--- Data excerpts ---

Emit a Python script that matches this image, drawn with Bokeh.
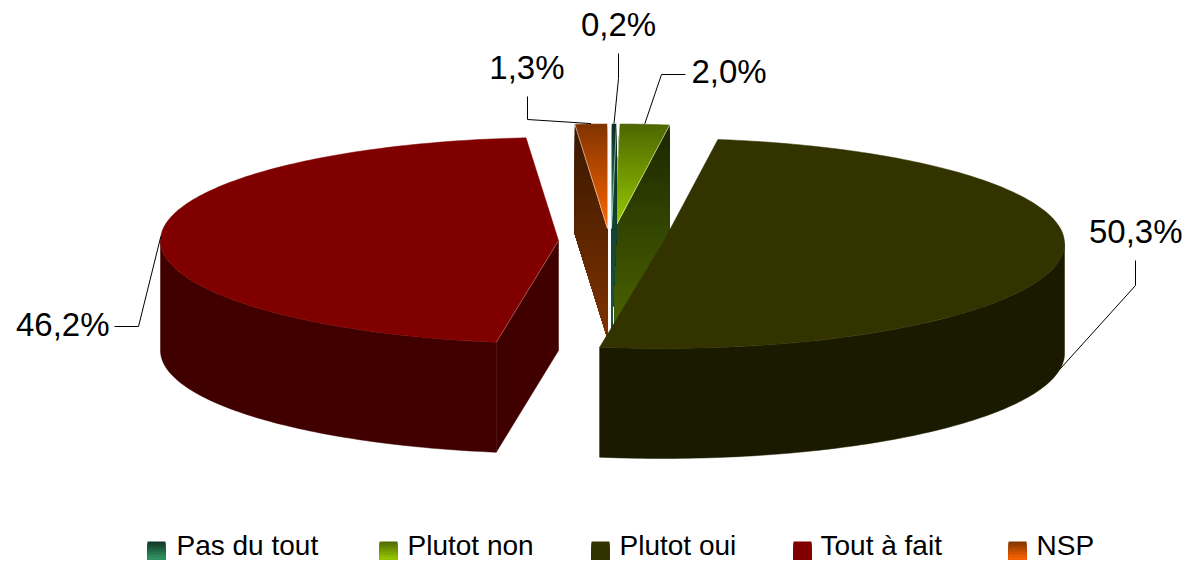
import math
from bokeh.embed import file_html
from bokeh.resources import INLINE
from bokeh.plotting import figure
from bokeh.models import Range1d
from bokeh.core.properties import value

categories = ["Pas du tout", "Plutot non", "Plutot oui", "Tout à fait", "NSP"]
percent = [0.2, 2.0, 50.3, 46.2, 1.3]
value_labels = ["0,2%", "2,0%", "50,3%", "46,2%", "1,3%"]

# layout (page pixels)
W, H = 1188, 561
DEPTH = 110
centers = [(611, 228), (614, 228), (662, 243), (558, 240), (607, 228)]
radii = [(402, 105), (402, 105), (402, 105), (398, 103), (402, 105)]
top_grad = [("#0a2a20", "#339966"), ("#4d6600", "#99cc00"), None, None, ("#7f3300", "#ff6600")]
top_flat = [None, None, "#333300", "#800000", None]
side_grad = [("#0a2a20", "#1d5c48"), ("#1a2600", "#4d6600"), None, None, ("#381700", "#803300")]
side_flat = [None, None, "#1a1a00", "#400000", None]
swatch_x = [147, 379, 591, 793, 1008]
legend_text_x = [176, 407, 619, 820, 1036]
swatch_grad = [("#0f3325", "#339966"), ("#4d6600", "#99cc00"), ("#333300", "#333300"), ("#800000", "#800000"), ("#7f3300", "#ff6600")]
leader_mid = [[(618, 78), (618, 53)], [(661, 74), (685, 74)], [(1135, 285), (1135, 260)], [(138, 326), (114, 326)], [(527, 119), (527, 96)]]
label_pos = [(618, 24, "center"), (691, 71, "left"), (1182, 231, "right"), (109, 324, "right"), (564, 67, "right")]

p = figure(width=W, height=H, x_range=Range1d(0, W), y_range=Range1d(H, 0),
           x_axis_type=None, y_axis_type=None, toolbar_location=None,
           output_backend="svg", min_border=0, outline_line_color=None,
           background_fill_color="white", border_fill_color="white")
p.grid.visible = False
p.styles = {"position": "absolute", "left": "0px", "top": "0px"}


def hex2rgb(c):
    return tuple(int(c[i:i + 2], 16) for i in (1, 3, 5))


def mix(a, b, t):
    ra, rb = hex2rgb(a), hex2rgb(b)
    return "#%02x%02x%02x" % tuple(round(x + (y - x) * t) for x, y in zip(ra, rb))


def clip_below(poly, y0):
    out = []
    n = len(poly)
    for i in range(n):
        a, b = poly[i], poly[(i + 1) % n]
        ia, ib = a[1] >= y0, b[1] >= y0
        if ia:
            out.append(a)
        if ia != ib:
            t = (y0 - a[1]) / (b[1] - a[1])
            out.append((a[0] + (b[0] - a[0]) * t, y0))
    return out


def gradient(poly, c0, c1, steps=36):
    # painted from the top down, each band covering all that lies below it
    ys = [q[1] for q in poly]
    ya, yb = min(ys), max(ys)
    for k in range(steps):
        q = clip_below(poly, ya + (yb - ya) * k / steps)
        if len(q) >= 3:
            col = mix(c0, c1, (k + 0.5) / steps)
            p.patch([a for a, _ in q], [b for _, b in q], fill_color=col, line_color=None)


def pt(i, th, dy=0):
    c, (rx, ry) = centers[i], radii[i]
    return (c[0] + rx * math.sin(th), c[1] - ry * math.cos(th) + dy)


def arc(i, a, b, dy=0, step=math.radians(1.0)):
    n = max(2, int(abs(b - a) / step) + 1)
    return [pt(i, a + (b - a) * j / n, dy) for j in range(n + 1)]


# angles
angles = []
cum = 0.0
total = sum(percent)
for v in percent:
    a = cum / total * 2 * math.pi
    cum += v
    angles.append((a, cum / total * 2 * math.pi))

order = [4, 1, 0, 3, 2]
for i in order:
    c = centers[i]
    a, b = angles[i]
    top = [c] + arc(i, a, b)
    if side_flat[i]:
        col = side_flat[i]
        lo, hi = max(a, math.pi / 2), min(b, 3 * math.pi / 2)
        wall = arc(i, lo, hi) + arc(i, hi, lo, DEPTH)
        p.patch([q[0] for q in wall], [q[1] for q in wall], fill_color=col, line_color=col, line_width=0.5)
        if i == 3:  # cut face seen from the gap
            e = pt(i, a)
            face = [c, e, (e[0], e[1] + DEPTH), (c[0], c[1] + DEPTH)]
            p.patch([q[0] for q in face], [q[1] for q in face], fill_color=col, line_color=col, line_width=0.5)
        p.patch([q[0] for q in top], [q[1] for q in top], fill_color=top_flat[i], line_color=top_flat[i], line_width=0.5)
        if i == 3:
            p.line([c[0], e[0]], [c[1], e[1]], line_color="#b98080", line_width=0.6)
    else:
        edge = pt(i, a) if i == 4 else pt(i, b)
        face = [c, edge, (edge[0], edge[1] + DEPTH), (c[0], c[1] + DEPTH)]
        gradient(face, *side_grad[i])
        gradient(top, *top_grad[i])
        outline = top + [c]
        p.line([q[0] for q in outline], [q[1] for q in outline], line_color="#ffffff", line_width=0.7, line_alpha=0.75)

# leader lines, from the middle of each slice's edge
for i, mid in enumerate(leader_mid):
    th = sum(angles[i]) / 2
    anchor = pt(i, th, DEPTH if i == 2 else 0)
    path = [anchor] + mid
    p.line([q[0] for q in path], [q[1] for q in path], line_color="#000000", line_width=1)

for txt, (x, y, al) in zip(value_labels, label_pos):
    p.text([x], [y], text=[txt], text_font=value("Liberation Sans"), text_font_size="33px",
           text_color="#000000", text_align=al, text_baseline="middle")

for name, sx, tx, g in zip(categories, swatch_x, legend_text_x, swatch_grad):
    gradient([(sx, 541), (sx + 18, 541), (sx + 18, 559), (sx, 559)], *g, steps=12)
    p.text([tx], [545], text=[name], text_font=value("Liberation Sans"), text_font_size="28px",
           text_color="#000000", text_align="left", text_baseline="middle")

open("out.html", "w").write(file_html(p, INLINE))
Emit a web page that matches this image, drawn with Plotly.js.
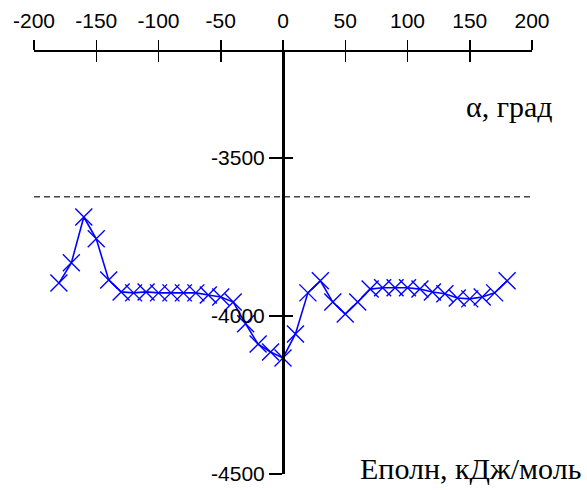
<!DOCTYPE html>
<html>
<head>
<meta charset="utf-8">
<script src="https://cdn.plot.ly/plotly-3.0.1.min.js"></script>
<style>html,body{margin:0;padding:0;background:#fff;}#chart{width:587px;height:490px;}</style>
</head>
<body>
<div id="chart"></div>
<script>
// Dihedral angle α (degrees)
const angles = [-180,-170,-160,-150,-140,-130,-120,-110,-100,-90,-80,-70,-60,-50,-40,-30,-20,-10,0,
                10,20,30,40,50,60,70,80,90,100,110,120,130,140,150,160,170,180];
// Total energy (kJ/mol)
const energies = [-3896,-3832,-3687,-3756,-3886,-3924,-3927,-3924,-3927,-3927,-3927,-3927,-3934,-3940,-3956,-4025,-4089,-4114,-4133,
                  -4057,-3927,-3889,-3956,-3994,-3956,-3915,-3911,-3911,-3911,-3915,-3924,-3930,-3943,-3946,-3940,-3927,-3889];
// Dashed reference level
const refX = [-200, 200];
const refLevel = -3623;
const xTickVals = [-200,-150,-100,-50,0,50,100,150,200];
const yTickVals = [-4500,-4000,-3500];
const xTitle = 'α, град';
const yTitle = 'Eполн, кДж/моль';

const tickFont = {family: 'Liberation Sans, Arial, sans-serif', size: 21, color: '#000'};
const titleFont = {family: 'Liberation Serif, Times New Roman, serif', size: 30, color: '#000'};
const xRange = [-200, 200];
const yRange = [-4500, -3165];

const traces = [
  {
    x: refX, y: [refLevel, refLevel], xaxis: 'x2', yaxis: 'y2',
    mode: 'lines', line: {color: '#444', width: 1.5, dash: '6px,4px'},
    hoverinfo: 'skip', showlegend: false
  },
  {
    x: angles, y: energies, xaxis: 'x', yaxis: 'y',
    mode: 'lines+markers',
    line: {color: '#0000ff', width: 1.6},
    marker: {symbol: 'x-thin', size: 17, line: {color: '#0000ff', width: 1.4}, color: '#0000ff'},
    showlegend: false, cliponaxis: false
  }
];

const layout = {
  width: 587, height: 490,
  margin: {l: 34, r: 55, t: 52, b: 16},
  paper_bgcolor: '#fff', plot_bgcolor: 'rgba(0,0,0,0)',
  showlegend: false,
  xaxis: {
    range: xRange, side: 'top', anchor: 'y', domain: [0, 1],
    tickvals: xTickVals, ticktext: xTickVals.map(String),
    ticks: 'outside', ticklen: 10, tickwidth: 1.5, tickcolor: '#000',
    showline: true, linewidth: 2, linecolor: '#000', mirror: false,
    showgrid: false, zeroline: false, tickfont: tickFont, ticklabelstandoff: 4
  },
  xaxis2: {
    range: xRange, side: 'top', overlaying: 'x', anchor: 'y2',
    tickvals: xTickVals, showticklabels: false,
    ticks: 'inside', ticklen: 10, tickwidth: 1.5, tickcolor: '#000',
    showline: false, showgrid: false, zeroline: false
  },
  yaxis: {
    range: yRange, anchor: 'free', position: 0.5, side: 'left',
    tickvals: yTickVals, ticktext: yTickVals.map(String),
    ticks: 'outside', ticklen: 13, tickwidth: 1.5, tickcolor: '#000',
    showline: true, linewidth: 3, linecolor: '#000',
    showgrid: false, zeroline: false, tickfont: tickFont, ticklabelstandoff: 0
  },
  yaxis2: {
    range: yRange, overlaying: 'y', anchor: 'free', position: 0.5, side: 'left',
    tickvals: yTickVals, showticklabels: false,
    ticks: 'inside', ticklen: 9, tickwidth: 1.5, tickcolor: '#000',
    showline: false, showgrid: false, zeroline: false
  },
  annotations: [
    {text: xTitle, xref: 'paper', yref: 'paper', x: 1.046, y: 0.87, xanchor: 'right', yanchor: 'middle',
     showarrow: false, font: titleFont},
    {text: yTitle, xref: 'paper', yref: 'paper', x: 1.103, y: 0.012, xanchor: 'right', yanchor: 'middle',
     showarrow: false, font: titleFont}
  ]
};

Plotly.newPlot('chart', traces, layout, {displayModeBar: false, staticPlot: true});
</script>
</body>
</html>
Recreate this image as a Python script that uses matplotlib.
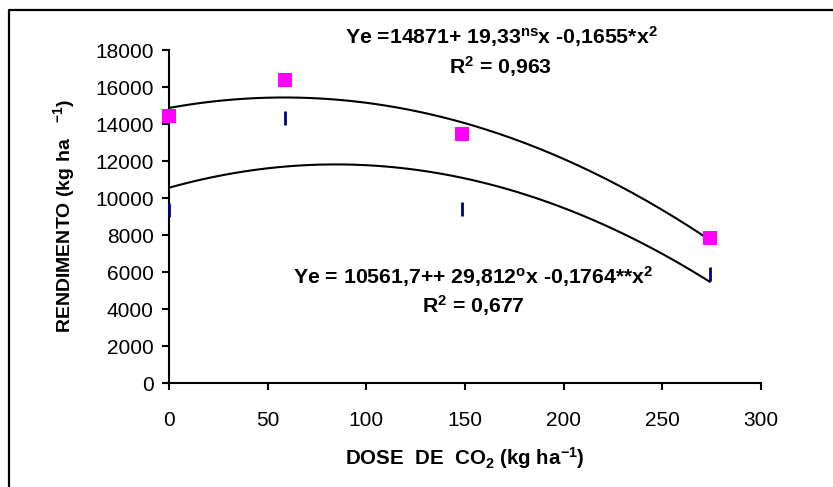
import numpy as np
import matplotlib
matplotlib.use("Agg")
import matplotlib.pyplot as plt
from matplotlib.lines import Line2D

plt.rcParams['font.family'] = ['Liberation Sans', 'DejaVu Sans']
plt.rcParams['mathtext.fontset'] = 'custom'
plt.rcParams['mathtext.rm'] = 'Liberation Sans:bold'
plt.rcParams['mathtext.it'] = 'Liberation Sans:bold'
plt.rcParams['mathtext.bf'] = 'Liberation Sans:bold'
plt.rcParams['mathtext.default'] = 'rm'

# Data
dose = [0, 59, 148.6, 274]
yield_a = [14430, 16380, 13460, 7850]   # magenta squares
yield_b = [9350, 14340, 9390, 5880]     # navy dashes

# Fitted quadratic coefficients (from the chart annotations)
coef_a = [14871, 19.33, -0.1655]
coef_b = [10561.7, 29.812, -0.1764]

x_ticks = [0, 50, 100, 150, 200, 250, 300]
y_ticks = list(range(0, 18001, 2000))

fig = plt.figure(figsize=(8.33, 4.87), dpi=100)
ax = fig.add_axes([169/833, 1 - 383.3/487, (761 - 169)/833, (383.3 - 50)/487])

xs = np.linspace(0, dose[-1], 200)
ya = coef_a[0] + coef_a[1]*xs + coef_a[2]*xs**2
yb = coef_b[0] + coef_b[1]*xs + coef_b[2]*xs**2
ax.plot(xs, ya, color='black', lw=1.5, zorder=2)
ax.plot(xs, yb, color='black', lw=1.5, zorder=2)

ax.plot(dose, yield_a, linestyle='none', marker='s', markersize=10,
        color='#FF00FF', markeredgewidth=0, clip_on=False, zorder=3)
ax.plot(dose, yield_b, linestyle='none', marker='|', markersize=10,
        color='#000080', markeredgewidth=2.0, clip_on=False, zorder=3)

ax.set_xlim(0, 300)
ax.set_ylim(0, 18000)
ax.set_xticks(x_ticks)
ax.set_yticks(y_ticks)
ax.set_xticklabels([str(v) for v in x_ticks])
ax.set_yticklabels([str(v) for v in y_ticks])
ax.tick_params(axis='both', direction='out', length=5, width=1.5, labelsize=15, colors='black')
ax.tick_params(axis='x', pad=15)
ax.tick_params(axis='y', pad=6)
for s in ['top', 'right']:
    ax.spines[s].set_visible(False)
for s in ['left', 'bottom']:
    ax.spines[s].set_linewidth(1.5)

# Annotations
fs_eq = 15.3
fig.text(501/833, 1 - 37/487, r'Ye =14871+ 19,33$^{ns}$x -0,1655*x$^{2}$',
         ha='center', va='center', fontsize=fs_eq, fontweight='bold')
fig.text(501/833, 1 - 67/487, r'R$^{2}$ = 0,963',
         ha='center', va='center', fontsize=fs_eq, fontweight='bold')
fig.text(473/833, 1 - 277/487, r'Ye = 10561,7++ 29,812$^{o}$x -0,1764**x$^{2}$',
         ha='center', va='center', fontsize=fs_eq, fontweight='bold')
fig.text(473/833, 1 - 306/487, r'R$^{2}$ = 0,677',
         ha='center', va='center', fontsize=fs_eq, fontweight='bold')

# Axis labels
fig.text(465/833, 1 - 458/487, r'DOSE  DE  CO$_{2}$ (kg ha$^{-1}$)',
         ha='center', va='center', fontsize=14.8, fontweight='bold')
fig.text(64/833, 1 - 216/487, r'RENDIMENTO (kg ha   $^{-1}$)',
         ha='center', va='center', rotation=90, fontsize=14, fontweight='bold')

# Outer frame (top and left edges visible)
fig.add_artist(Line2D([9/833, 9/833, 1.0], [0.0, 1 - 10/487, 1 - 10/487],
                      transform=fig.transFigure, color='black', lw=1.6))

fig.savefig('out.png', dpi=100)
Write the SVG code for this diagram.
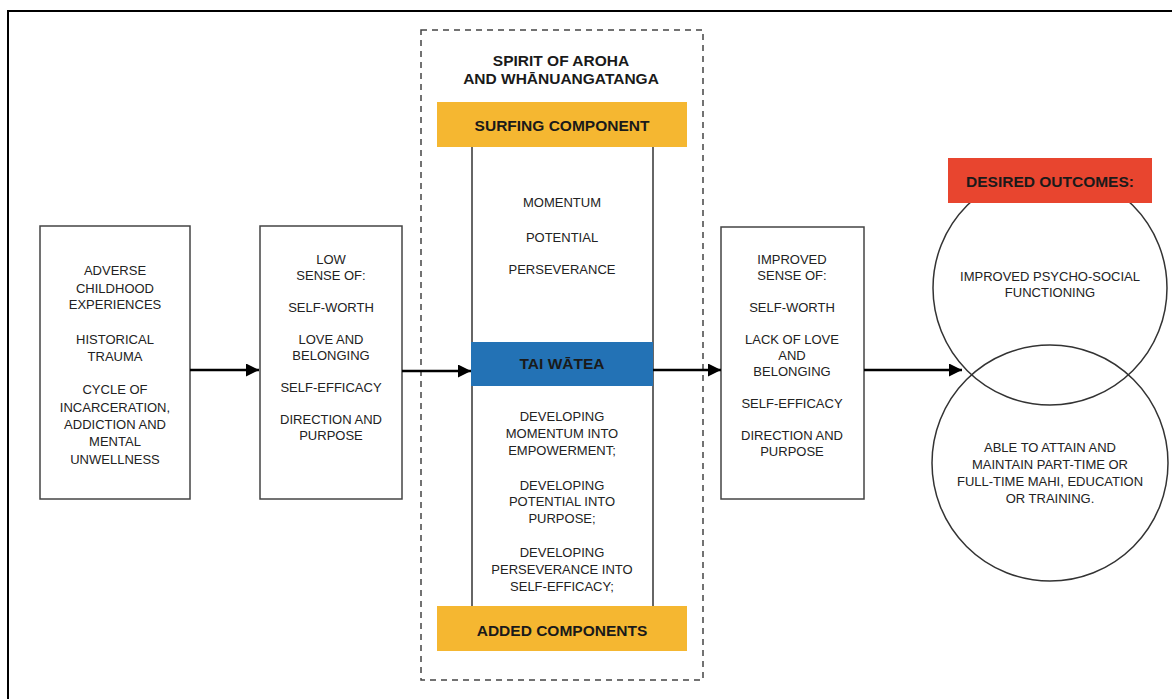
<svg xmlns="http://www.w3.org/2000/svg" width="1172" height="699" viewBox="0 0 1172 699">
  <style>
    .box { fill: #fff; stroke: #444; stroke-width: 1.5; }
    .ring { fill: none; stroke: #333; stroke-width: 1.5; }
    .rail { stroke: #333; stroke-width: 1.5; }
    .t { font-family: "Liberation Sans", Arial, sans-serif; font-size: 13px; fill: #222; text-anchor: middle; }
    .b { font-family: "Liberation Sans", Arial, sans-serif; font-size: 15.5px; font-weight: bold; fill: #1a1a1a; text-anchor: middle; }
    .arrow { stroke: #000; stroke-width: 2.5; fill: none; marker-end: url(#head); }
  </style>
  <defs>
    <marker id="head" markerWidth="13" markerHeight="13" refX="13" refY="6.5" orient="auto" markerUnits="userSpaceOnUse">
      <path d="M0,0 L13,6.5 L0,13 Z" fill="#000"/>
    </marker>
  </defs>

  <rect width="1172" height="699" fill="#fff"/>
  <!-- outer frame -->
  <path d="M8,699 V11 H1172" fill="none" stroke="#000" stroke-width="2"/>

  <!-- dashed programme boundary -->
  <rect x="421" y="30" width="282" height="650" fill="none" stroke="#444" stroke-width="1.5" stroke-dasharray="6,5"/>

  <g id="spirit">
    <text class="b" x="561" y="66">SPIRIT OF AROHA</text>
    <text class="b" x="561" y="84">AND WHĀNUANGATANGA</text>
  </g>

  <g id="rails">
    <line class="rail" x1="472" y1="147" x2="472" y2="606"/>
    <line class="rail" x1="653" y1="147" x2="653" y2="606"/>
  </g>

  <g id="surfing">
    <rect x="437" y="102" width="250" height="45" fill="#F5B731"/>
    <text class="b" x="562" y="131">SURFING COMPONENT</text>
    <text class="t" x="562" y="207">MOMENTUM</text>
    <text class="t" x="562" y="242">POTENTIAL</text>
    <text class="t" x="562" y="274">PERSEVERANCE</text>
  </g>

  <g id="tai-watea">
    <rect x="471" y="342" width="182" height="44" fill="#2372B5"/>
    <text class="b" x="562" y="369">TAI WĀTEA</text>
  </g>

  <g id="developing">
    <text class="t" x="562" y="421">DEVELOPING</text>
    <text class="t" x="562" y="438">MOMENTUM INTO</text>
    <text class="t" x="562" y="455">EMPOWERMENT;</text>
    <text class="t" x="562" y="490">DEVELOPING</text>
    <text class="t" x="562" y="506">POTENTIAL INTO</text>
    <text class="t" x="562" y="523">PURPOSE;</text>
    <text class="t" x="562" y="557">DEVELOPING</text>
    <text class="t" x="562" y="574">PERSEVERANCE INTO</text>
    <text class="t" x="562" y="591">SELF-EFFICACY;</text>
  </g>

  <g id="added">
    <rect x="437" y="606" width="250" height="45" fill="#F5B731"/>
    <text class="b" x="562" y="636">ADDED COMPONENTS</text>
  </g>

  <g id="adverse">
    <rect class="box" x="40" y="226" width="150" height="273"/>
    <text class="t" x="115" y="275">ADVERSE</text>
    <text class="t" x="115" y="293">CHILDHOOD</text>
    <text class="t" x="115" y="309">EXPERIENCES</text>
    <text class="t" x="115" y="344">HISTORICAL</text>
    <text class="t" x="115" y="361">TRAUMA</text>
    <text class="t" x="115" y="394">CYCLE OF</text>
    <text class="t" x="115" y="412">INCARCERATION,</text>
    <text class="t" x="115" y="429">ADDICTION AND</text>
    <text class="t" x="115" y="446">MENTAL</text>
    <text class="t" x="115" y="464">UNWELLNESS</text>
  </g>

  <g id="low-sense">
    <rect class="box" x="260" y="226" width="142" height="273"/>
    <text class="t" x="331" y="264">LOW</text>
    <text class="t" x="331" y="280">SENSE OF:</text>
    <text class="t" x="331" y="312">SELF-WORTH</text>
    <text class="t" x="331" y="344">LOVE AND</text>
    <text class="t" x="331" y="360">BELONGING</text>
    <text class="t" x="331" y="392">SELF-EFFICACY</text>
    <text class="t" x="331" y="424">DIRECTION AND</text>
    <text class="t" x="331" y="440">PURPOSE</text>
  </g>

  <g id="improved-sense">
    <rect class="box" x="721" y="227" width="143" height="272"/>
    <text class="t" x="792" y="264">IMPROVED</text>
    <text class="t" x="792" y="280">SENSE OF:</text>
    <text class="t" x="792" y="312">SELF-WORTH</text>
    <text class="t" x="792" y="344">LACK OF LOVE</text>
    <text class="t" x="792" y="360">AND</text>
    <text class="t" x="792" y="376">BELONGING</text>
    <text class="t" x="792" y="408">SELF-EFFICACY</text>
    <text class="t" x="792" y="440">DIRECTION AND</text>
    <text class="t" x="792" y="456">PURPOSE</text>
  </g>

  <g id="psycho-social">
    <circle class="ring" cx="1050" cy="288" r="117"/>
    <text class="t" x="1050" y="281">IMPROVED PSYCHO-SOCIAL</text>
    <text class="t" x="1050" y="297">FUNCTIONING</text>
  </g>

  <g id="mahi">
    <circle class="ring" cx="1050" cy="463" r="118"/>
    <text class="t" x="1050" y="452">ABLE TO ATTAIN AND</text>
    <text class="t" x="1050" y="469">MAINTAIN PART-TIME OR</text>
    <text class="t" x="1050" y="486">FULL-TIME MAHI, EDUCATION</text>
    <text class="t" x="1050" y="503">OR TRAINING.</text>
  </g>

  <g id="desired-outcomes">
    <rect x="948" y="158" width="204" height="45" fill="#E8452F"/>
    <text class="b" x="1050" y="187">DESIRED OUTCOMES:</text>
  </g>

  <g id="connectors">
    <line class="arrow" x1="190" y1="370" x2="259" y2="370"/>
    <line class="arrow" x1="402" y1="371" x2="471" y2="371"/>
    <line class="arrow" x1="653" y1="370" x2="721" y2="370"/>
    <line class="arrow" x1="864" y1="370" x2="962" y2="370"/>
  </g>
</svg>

---

Stated goal: Nothing but the lines from the one with "Emit a web page" down to the one with "const yRange = [-4500, -3165];" should be printed, both of them included. Leave out the pictures.

Result of the exercise:
Emit a web page that matches this image, drawn with Plotly.js.
<!DOCTYPE html>
<html>
<head>
<meta charset="utf-8">
<script src="https://cdn.plot.ly/plotly-3.0.1.min.js"></script>
<style>html,body{margin:0;padding:0;background:#fff;}#chart{width:587px;height:490px;}</style>
</head>
<body>
<div id="chart"></div>
<script>
// Dihedral angle α (degrees)
const angles = [-180,-170,-160,-150,-140,-130,-120,-110,-100,-90,-80,-70,-60,-50,-40,-30,-20,-10,0,
                10,20,30,40,50,60,70,80,90,100,110,120,130,140,150,160,170,180];
// Total energy (kJ/mol)
const energies = [-3896,-3832,-3687,-3756,-3886,-3924,-3927,-3924,-3927,-3927,-3927,-3927,-3934,-3940,-3956,-4025,-4089,-4114,-4133,
                  -4057,-3927,-3889,-3956,-3994,-3956,-3915,-3911,-3911,-3911,-3915,-3924,-3930,-3943,-3946,-3940,-3927,-3889];
// Dashed reference level
const refX = [-200, 200];
const refLevel = -3623;
const xTickVals = [-200,-150,-100,-50,0,50,100,150,200];
const yTickVals = [-4500,-4000,-3500];
const xTitle = 'α, град';
const yTitle = 'Eполн, кДж/моль';

const tickFont = {family: 'Liberation Sans, Arial, sans-serif', size: 21, color: '#000'};
const titleFont = {family: 'Liberation Serif, Times New Roman, serif', size: 30, color: '#000'};
const xRange = [-200, 200];
const yRange = [-4500, -3165];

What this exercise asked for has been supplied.